**SHORT EXERCISE:** Begin with the line holding "Clone this chart in Plotly.", end with the line holding "import plotly.graph_objects as go", and repeat every line in between exactly, without pictures.

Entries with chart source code
<<<<
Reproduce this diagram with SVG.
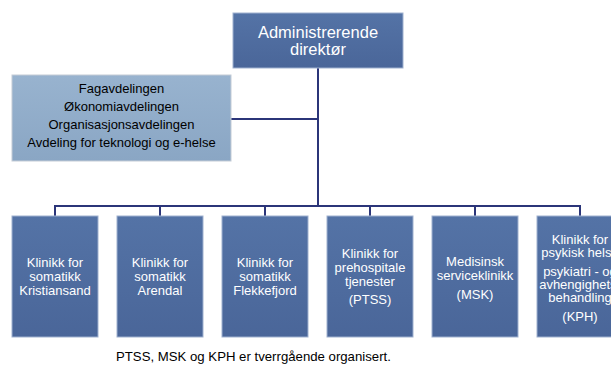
<svg xmlns="http://www.w3.org/2000/svg" width="611" height="368" viewBox="0 0 611 368">
  <defs>
    <linearGradient id="dark" x1="0" y1="0" x2="0" y2="1">
      <stop offset="0" stop-color="#5473A6"/>
      <stop offset="1" stop-color="#4A6699"/>
    </linearGradient>
    <linearGradient id="light" x1="0" y1="0" x2="0" y2="1">
      <stop offset="0" stop-color="#98B3CF"/>
      <stop offset="1" stop-color="#8AA6C4"/>
    </linearGradient>
    <style>
      .dbox { fill: url(#dark); stroke: #9FB1CF; stroke-width: 1; }
      .lbox { fill: url(#light); stroke: #C4CCD6; stroke-width: 1; }
      .wt { font-family: "Liberation Sans", Arial, sans-serif; fill: #FFFFFF; text-anchor: middle; }
      .bt { font-family: "Liberation Sans", Arial, sans-serif; fill: #000000; text-anchor: middle; font-size: 13px; }
      .conn { stroke: #2B3579; stroke-width: 2; fill: none; }
      .note { font-family: "Liberation Sans", Arial, sans-serif; fill: #000000; font-size: 13.2px; }
    </style>
  </defs>
  <rect width="611" height="368" fill="#FFFFFF"/>

  <g id="connectors">
    <path class="conn" d="M318 68 V206"/>
    <path class="conn" d="M231 119 H318"/>
    <path class="conn" d="M55 216 V206 H580 V216"/>
    <path class="conn" d="M160 206 V216"/>
    <path class="conn" d="M265 206 V216"/>
    <path class="conn" d="M370 206 V216"/>
    <path class="conn" d="M475 206 V216"/>
  </g>

  <g id="adm-dir">
    <rect class="dbox" x="233" y="13" width="170" height="55"/>
    <text class="wt" font-size="16.5" x="318" y="38">Administrerende</text>
    <text class="wt" font-size="16.5" x="318" y="55">direktør</text>
  </g>

  <g id="staff">
    <rect class="lbox" x="12" y="75" width="219" height="86"/>
    <text class="bt" x="121.5" y="93">Fagavdelingen</text>
    <text class="bt" x="121.5" y="111">Økonomiavdelingen</text>
    <text class="bt" x="121.5" y="129">Organisasjonsavdelingen</text>
    <text class="bt" x="121.5" y="147">Avdeling for teknologi og e-helse</text>
  </g>

  <g id="k-kristiansand">
    <rect class="dbox" x="12" y="216" width="86" height="121"/>
    <text class="wt" font-size="13" x="55" y="267">Klinikk for</text>
    <text class="wt" font-size="13" x="55" y="281">somatikk</text>
    <text class="wt" font-size="13" x="55" y="295">Kristiansand</text>
  </g>

  <g id="k-arendal">
    <rect class="dbox" x="117" y="216" width="86" height="121"/>
    <text class="wt" font-size="13" x="160" y="267">Klinikk for</text>
    <text class="wt" font-size="13" x="160" y="281">somatikk</text>
    <text class="wt" font-size="13" x="160" y="295">Arendal</text>
  </g>

  <g id="k-flekkefjord">
    <rect class="dbox" x="222" y="216" width="86" height="121"/>
    <text class="wt" font-size="13" x="265" y="267">Klinikk for</text>
    <text class="wt" font-size="13" x="265" y="281">somatikk</text>
    <text class="wt" font-size="13" x="265" y="295">Flekkefjord</text>
  </g>

  <g id="ptss">
    <rect class="dbox" x="327" y="216" width="86" height="121"/>
    <text class="wt" font-size="13" x="370" y="258">Klinikk for</text>
    <text class="wt" font-size="13" x="370" y="272">prehospitale</text>
    <text class="wt" font-size="13" x="370" y="286">tjenester</text>
    <text class="wt" font-size="13" x="370" y="304">(PTSS)</text>
  </g>

  <g id="msk">
    <rect class="dbox" x="432" y="216" width="86" height="121"/>
    <text class="wt" font-size="13" x="475" y="266">Medisinsk</text>
    <text class="wt" font-size="13" x="475" y="280">serviceklinikk</text>
    <text class="wt" font-size="13" x="475" y="299">(MSK)</text>
  </g>

  <g id="kph">
    <rect class="dbox" x="537" y="216" width="86" height="121"/>
    <text class="wt" font-size="13" x="580" y="244">Klinikk for</text>
    <text class="wt" font-size="13" x="580" y="257">psykisk helse</text>
    <text class="wt" font-size="13" x="580" y="276">psykiatri - og</text>
    <text class="wt" font-size="13" x="580" y="289">avhengighets-</text>
    <text class="wt" font-size="13" x="580" y="302">behandling</text>
    <text class="wt" font-size="13" x="580" y="321">(KPH)</text>
  </g>

  <text class="note" x="116" y="361">PTSS, MSK og KPH er tverrgående organisert.</text>
</svg>
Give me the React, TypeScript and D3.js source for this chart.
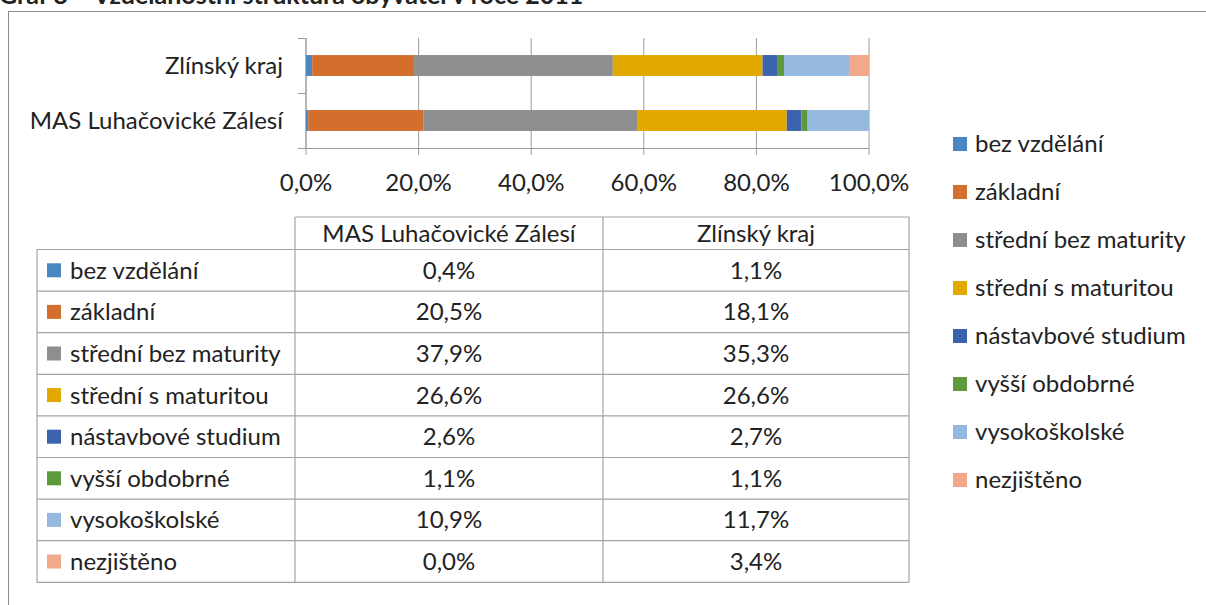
import React from "react";
import * as d3 from "d3";

// education levels (legend / table rows)
const levels = [
  "bez vzdělání",
  "základní",
  "střední bez maturity",
  "střední s maturitou",
  "nástavbové studium",
  "vyšší obdobrné",
  "vysokoškolské",
  "nezjištěno",
];
const levelColors = [
  "#4A87C0",
  "#D36E2D",
  "#8E8E8E",
  "#E2A800",
  "#3C63AD",
  "#5E9A3C",
  "#96B9E0",
  "#F1A88B",
];
// regions, top to bottom in the bar chart
const regions = ["Zlínský kraj", "MAS Luhačovické Zálesí"];
const zlinValues = [1.1, 18.1, 35.3, 26.6, 2.7, 1.1, 11.7, 3.4];
const masValues = [0.4, 20.5, 37.9, 26.6, 2.6, 1.1, 10.9, 0.0];
// table columns, left to right
const tableColumns = ["MAS Luhačovické Zálesí", "Zlínský kraj"];
const xTicks = [0, 20, 40, 60, 80, 100];

const W = 1206;
const H = 605;
const FONT = "Lato, 'Open Sans', sans-serif";
const FS = 24;
const GRID = "#9C9C9C";
const TABLE_LINE = "#A3A3A3";

const fmt = (v: number) => v.toFixed(1).replace(".", ",") + "%";

export default function App() {
  const x = d3.scaleLinear().domain([0, 100]).range([306, 869]);
  const y = d3
    .scaleBand<string>()
    .domain(regions)
    .range([38, 148])
    .paddingInner(0.62)
    .paddingOuter(0.31);

  const rows = regions.map((r) => {
    const vals = r === "Zlínský kraj" ? zlinValues : masValues;
    const o: Record<string, any> = { region: r };
    levels.forEach((l, i) => (o[l] = vals[i]));
    return o;
  });
  const series = d3.stack<any>().keys(levels)(rows);

  // table layout
  const colX = [37, 295, 603, 909];
  const headTop = 217;
  const bodyTop = 249.5;
  const rowH = 41.6;
  const rowY = d3
    .scaleBand<string>()
    .domain(levels)
    .range([bodyTop, bodyTop + rowH * levels.length]);
  const tableBottom = bodyTop + rowH * levels.length;

  // legend layout
  const legY = d3.scalePoint<string>().domain(levels).range([144, 480]);

  return (
    <svg
      width={W}
      height={H}
      style={{ position: "absolute", left: 0, top: 0, display: "block", background: "#fff" }}
      fontFamily={FONT}
    >
      <rect x={0} y={0} width={W} height={H} fill="#fff" />
      {/* title: the page crops it at the top, as in the source */}
      <text x={-1} y={4} fontSize={25} fontWeight="bold" fill="#222">
        Graf 8 – Vzdělanostní struktura obyvatel v roce 2011
      </text>
      <rect x={8.5} y={11.5} width={1400} height={800} fill="none" stroke="#8C8C8C" strokeWidth={1} />

      {/* gridlines + bottom ticks */}
      {xTicks.map((t) => (
        <line key={"g" + t} x1={x(t)} x2={x(t)} y1={38} y2={155} stroke={GRID} strokeWidth={1} />
      ))}
      {/* axes */}
      <line x1={x(0)} x2={x(0)} y1={38} y2={148} stroke={GRID} />
      <line x1={298} x2={x(100)} y1={148.5} y2={148.5} stroke={GRID} />
      <line x1={298} x2={x(0)} y1={93.5} y2={93.5} stroke={GRID} />
      <line x1={298} x2={x(0)} y1={38.5} y2={38.5} stroke={GRID} />

      {/* stacked bars */}
      {series.map((s, i) => (
        <g key={s.key} fill={levelColors[i]}>
          {s.map((d) => (
            <rect
              key={d.data.region}
              x={x(d[0])}
              y={y(d.data.region)}
              width={Math.max(0, x(d[1]) - x(d[0]))}
              height={y.bandwidth()}
            />
          ))}
        </g>
      ))}

      {/* category labels */}
      {regions.map((r) => (
        <text
          key={r}
          x={283}
          y={(y(r) as number) + y.bandwidth() / 2}
          dy="0.35em"
          textAnchor="end"
          fontSize={FS}
          fill="#222"
        >
          {r}
        </text>
      ))}
      {/* x tick labels */}
      {xTicks.map((t) => (
        <text key={"t" + t} x={x(t)} y={183} dy="0.35em" textAnchor="middle" fontSize={FS} fill="#222">
          {fmt(t)}
        </text>
      ))}

      {/* table */}
      <g stroke={TABLE_LINE} strokeWidth={1.2} fill="none">
        <line x1={colX[1]} x2={colX[3]} y1={headTop} y2={headTop} />
        {levels.map((l) => (
          <line key={"r" + l} x1={colX[0]} x2={colX[3]} y1={rowY(l)} y2={rowY(l)} />
        ))}
        <line x1={colX[0]} x2={colX[3]} y1={tableBottom} y2={tableBottom} />
        <line x1={colX[0]} x2={colX[0]} y1={bodyTop} y2={tableBottom} />
        {colX.slice(1).map((cx) => (
          <line key={"c" + cx} x1={cx} x2={cx} y1={headTop} y2={tableBottom} />
        ))}
      </g>
      {tableColumns.map((c, j) => (
        <text
          key={"h" + c}
          x={(colX[j + 1] + colX[j + 2]) / 2}
          y={(headTop + bodyTop) / 2}
          dy="0.35em"
          textAnchor="middle"
          fontSize={FS}
          fill="#222"
        >
          {c}
        </text>
      ))}
      {levels.map((l, i) => {
        const cy = (rowY(l) as number) + rowH / 2;
        return (
          <g key={"row" + l}>
            <rect x={47} y={cy - 7} width={14} height={14} fill={levelColors[i]} />
            <text x={70} y={cy} dy="0.35em" fontSize={FS} fill="#222">
              {l}
            </text>
            {[masValues[i], zlinValues[i]].map((v, j) => (
              <text
                key={j}
                x={(colX[j + 1] + colX[j + 2]) / 2}
                y={cy}
                dy="0.35em"
                textAnchor="middle"
                fontSize={FS}
                fill="#222"
              >
                {fmt(v)}
              </text>
            ))}
          </g>
        );
      })}

      {/* legend */}
      {levels.map((l, i) => (
        <g key={"leg" + l}>
          <rect x={953} y={(legY(l) as number) - 7} width={14} height={14} fill={levelColors[i]} />
          <text x={975} y={legY(l)} dy="0.35em" fontSize={FS} fill="#222">
            {l}
          </text>
        </g>
      ))}
    </svg>
  );
}
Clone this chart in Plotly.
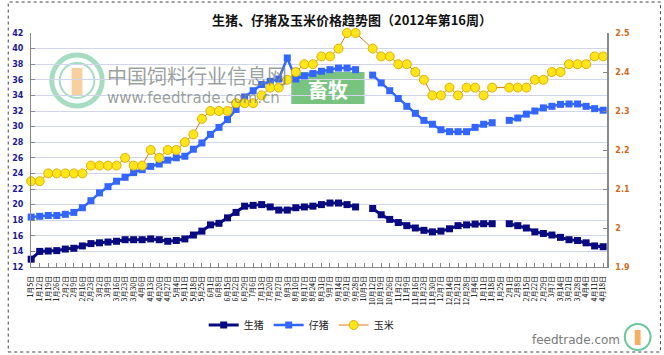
import plotly.graph_objects as go

# ---------------- data ----------------
week_labels = [
    "1月5日", "1月12日", "1月19日", "1月26日", "2月2日", "2月9日", "2月16日", "2月23日",
    "3月2日", "3月9日", "3月16日", "3月23日", "3月30日", "4月6日", "4月13日", "4月20日", "4月27日",
    "5月4日", "5月11日", "5月18日", "5月25日", "6月1日", "6月8日", "6月15日", "6月22日", "6月29日",
    "7月6日", "7月13日", "7月20日", "7月27日", "8月3日", "8月10日", "8月17日", "8月24日", "8月31日",
    "9月7日", "9月14日", "9月21日", "9月28日", "10月5日", "10月12日", "10月19日", "10月26日",
    "11月2日", "11月9日", "11月16日", "11月23日", "11月30日", "12月7日", "12月14日", "12月21日", "12月28日",
    "1月4日", "1月11日", "1月18日", "1月25日", "2月1日", "2月8日", "2月15日", "2月22日", "2月29日",
    "3月7日", "3月14日", "3月21日", "3月28日", "4月4日", "4月11日", "4月18日",
]

hog_price = [  # 生猪
    13.0, 14.0, 14.05, 14.1, 14.3, 14.4, 14.7, 15.0, 15.1, 15.2, 15.3, 15.5, 15.5, 15.5, 15.6, 15.5, 15.3,
    15.4, 15.6, 16.1, 16.6, 17.4, 17.6, 18.3, 19.0, 19.8, 19.9, 20.0, 19.7, 19.3, 19.3, 19.6, 19.7,
    19.8, 20.0, 20.2, 20.2, 20.0, 19.7, None, 19.5, 18.7, 18.1, 17.7, 17.3, 17.0, 16.7, 16.5, 16.6,
    16.9, 17.3, 17.4, 17.5, 17.55, 17.55, None, 17.55, 17.3, 17.0, 16.5, 16.3, 16.1, 15.8, 15.5, 15.4,
    15.1, 14.7, 14.6,
]

piglet_price = [  # 仔猪
    18.4, 18.5, 18.6, 18.6, 18.75, 19.0, 19.6, 20.5, 21.5, 22.3, 23.0, 23.5, 24.1, 24.5, 24.9, 25.2, 25.7,
    26.0, 26.2, 27.1, 27.9, 29.0, 29.9, 30.9, 32.2, 33.8, 34.6, 35.4, 35.8, 36.1, 38.8, 36.1, 36.5,
    36.8, 37.1, 37.3, 37.5, 37.5, 37.3, None, 36.6, 35.6, 34.6, 33.6, 32.6, 31.7, 30.8, 30.3, 29.6,
    29.35, 29.35, 29.35, 29.9, 30.3, 30.5, None, 30.8, 31.1, 31.6, 32.0, 32.4, 32.6, 32.85, 32.9, 32.9,
    32.6, 32.3, 32.1,
]

corn_price = [  # 玉米
    2.12, 2.12, 2.14, 2.14, 2.14, 2.14, 2.14, 2.16, 2.16, 2.16, 2.16, 2.18, 2.16, 2.16, 2.20, 2.18, 2.20,
    2.20, 2.22, 2.24, 2.28, 2.30, 2.30, 2.30, 2.32, 2.32, 2.32, 2.34, 2.36, 2.36, 2.38, 2.40, 2.42,
    2.42, 2.44, 2.44, 2.46, 2.50, 2.50, None, 2.46, 2.44, 2.44, 2.42, 2.42, 2.40, 2.38, 2.34, 2.34,
    2.36, 2.34, 2.36, 2.36, 2.34, 2.36, None, 2.36, 2.36, 2.36, 2.38, 2.38, 2.40, 2.40, 2.42, 2.42,
    2.42, 2.44, 2.44,
]

left_ticks = list(range(12, 43, 2))
right_ticks = [1.9, 2.0, 2.1, 2.2, 2.3, 2.4, 2.5]
right_tick_text = ["1.9", "2", "2.1", "2.2", "2.3", "2.4", "2.5"]

# ---------------- figure ----------------
W, H = 664, 355
L, R, T, B = 25, 57, 33, 88
PW, PH = W - L - R, H - T - B

def px(x):
    return (x - L) / PW

def py(y):
    return (H - B - y) / PH

x_idx = list(range(len(week_labels)))
CJK = "Noto Sans CJK SC"

fig = go.Figure()
fig.add_trace(go.Scatter(
    x=x_idx, y=hog_price, name="生猪", mode="lines+markers",
    line=dict(color="#0A0A80", width=3),
    marker=dict(symbol="square", size=7, color="#0A0A80"),
    connectgaps=False, cliponaxis=False,
))
fig.add_trace(go.Scatter(
    x=x_idx, y=piglet_price, name="仔猪", mode="lines+markers",
    line=dict(color="#3366FF", width=2.5),
    marker=dict(symbol="square", size=7, color="#3366FF"),
    connectgaps=False, cliponaxis=False,
))
fig.add_trace(go.Scatter(
    x=x_idx, y=corn_price, name="玉米", mode="lines+markers", yaxis="y2",
    line=dict(color="#E07A10", width=1),
    marker=dict(symbol="circle", size=9, color="#FFE51A", line=dict(color="#E0B000", width=1)),
    connectgaps=True, cliponaxis=False,
))

shapes = [
    # outer dotted frame
    dict(type="rect", xref="paper", yref="paper", x0=px(2), x1=px(661), y0=py(352), y1=py(2),
         line=dict(color="#444444", width=1, dash="dot"), layer="below"),
    # watermark logo rings
    dict(type="circle", xref="paper", yref="paper", x0=px(46), x1=px(97), y0=py(106), y1=py(55),
         line=dict(color="#6CC79A", width=5), opacity=0.6, layer="below"),
    dict(type="circle", xref="paper", yref="paper", x0=px(54), x1=px(89), y0=py(98), y1=py(63),
         line=dict(color="#6CC79A", width=2), opacity=0.6, layer="below"),
    dict(type="rect", xref="paper", yref="paper", x0=px(66), x1=px(77), y0=py(95), y1=py(68),
         line=dict(width=0), fillcolor="#F2B060", opacity=0.6, layer="below"),
    # green badge
    dict(type="rect", xref="paper", yref="paper", x0=px(288), x1=px(362), y0=py(104), y1=py(72),
         line=dict(width=0), fillcolor="#62B86A", opacity=0.85, layer="below"),
    # bottom-right logo
    dict(type="circle", xref="paper", yref="paper", x0=px(625), x1=px(651), y0=py(350), y1=py(324),
         line=dict(color="#6CC79A", width=2), layer="below"),
    dict(type="rect", xref="paper", yref="paper", x0=px(635), x1=px(641), y0=py(345), y1=py(330),
         line=dict(width=0), fillcolor="#F2B060", layer="below"),
]

annotations = [
    dict(text="中国饲料行业信息网", xref="paper", yref="paper", x=px(100), y=py(75),
         xanchor="left", yanchor="middle", showarrow=False,
         font=dict(family=CJK, size=20, color="rgba(120,130,125,0.75)")),
    dict(text="www.feedtrade.com.cn", xref="paper", yref="paper", x=px(100), y=py(98),
         xanchor="left", yanchor="middle", showarrow=False,
         font=dict(family="DejaVu Sans", size=15, color="rgba(120,130,125,0.75)")),
    dict(text="<b>畜牧</b>", xref="paper", yref="paper", x=px(325), y=py(89),
         xanchor="center", yanchor="middle", showarrow=False,
         font=dict(family=CJK, size=20, color="white")),
    dict(text="feedtrade.com", xref="paper", yref="paper", x=px(622), y=py(340),
         xanchor="right", yanchor="middle", showarrow=False,
         font=dict(family="DejaVu Sans", size=12, color="#7A7A7A")),
]

fig.update_layout(
    width=W, height=H,
    margin=dict(l=L, r=R, t=T, b=B, pad=0),
    paper_bgcolor="white", plot_bgcolor="white",
    title=dict(text="<b>生猪、仔猪及玉米价格趋势图（2012年第16周）</b>",
               x=352 / W, y=1 - 20 / H, xref="container", yref="container",
               xanchor="center", yanchor="middle",
               font=dict(family=CJK, size=13, color="#111111")),
    showlegend=True,
    legend=dict(orientation="h", x=px(298), y=py(325), xanchor="center", yanchor="middle",
                font=dict(family=CJK, size=10, color="#222222"), itemwidth=30,
                bgcolor="rgba(0,0,0,0)", traceorder="normal"),
    xaxis=dict(
        range=[-0.02, 67.45], tickmode="array", tickvals=x_idx, ticktext=week_labels,
        tickangle=-90, tickfont=dict(family=CJK, size=7, color="#000000"),
        ticks="inside", ticklen=4, tickcolor="#888888",
        showline=True, linecolor="#888888", linewidth=1,
        showgrid=False, zeroline=False, ticklabelstandoff=5,
    ),
    yaxis=dict(
        range=[12, 42], tickmode="array", tickvals=left_ticks,
        tickfont=dict(family="DejaVu Sans", size=8, color="#1A1A9A", weight="bold"),
        ticks="inside", ticklen=4, tickcolor="#888888",
        showline=True, linecolor="#888888", linewidth=1,
        showgrid=True, gridcolor="#D0D5EA", gridwidth=1, zeroline=False,
        ticklabelstandoff=5,
    ),
    yaxis2=dict(
        range=[1.9, 2.5], overlaying="y", side="right", tickmode="array",
        tickvals=right_ticks, ticktext=right_tick_text,
        tickfont=dict(family="DejaVu Sans", size=8, color="#D06A1A", weight="bold"),
        ticks="inside", ticklen=4, tickcolor="#888888",
        showline=True, linecolor="#888888", linewidth=1.5,
        showgrid=False, zeroline=False, ticklabelstandoff=5,
    ),
    shapes=shapes,
    annotations=annotations,
)

fig.write_html("out.html")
>>>>
**PROBLEM SOLUTION:**
Clone this chart in Plotly.
import plotly.graph_objects as go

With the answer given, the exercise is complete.